Donald Trump est accusé d'avoir passé des semaines à mentir à ses soutiens en affirmant que la présidentielle de 2020 lui avait été volée, et d'avoir embrasé une foule de ses partisans à Washington avant l'assaut puis de n'avoir rien fait pour stopper la violence.
Des experts juridiques ont qualifié le dossier présenté par la commission de convaincant, tout en avertissant que les règles s'appliquant aux procureurs dans le cadre d'une affaire pénale étaient plus contraignantes.
- A sens unique -
"Il existe tout un ensemble de règles fédérales sur les preuves, qui encadrent quels témoignages un jury peut entendre", écrit ainsi l'ancienne procureure Joyce Vance dans une analyse des travaux de la commission.
"Le ministère de la Justice est tenu d'évaluer soigneusement les preuves pour des questions telles que les propos rapportés, la pertinence et le préjudice subi afin de déterminer si les preuves recevables étant à disposition sont suffisantes."

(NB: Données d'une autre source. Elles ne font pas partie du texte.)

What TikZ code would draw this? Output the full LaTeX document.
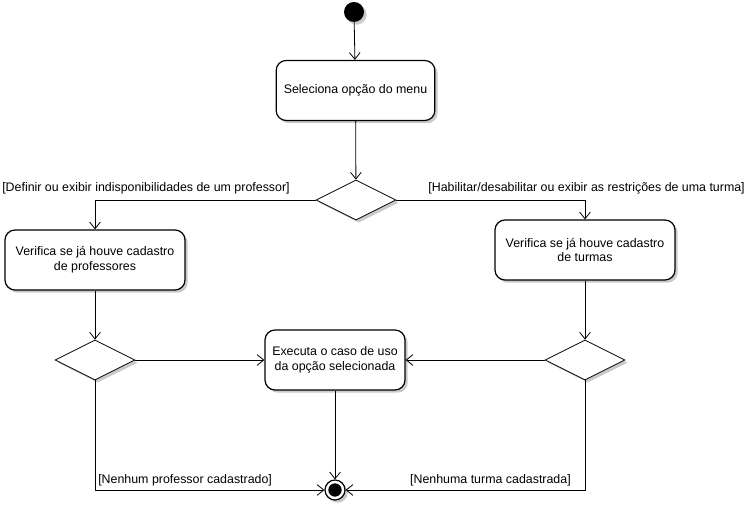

Le républicain n'a jamais donné sa version des faits en détail, se contentant de dénoncer une chasse aux sorcières politique et de s'en prendre au panel.
Des analystes soulignent que la présentation de la commission était à sens unique et qu'elle n'a pas évoqué les possibles lignes de défense de M. Trump, comme le fait que son discours pourrait être protégé par le Premier amendement de la Constitution, relatif à la liberté d'expression.
Même le vice-président de Donald Trump, Mike Pence, honni par une partie des trumpistes pour avoir refusé d'aider à annuler l'élection - et qui a accusé le milliardaire de l'avoir "mis en danger" le 6 janvier 2021 - le défend aujourd'hui en arguant qu'avoir écouté les mauvais conseils d'avocats n'est pas un crime.
"Surtout, Trump avait tendance à opérer de manière insaisissable – confiant des tâches à des subordonnés, évitant la confrontation, évitant les e-mails. Les preuves recevables pourraient donc être plus difficiles à trouver que les partisans de la commission du 6 janvier ne s'y attendent", a dit à l'AFP l'avocat et ancien procureur adjoint au ministère de la Justice, Kevin O'Brien.
M. O'Brien pense que le ministre de la Justice Merrick Garland avancera avec énormément de prudence, et ne s'attend pas à voir une décision tomber sur une inculpation de sitôt.
Joyce Vance dit de son côté que des poursuites sont loin d'être "automatiques".
- Aller plus loin? -
Pour Gerard Filitti, du Lawfare Project, si l'affaire va devant un tribunal, le résultat le plus probable serait un jury divisé, car beaucoup d'Américains croient que Donald Trump pensait vraiment être victime d'une injustice.
"Le ministère n'inculpera probablement que s'il se sent sûr d'obtenir une condamnation", a-t-il dit à l'AFP. "Et davantage de preuves détaillées sont nécessaires sur ce que Trump savait, et quand il l'a su, que ce qui a été rendu public par la commission".
Le chef de la commission, Bennie Thompson, a reconnu la différence d'exigence en matière de preuves entre une enquête parlementaire et une investigation pénale, qualifiant les travaux du panel de "feuille de route" pour poursuivre M. Trump.
Le ministère n'est même pas tenu d'examiner les éléments de la commission. Mais plusieurs scénarios sont possibles.
Les procureurs pourraient par exemple aller beaucoup plus loin que la commission, en utilisant les pouvoirs que les élus n'ont pas pour imposer des assignations à comparaître devant des grands jurys et obtenir des preuves que le panel a identifiées mais n'a pas réussi à développer.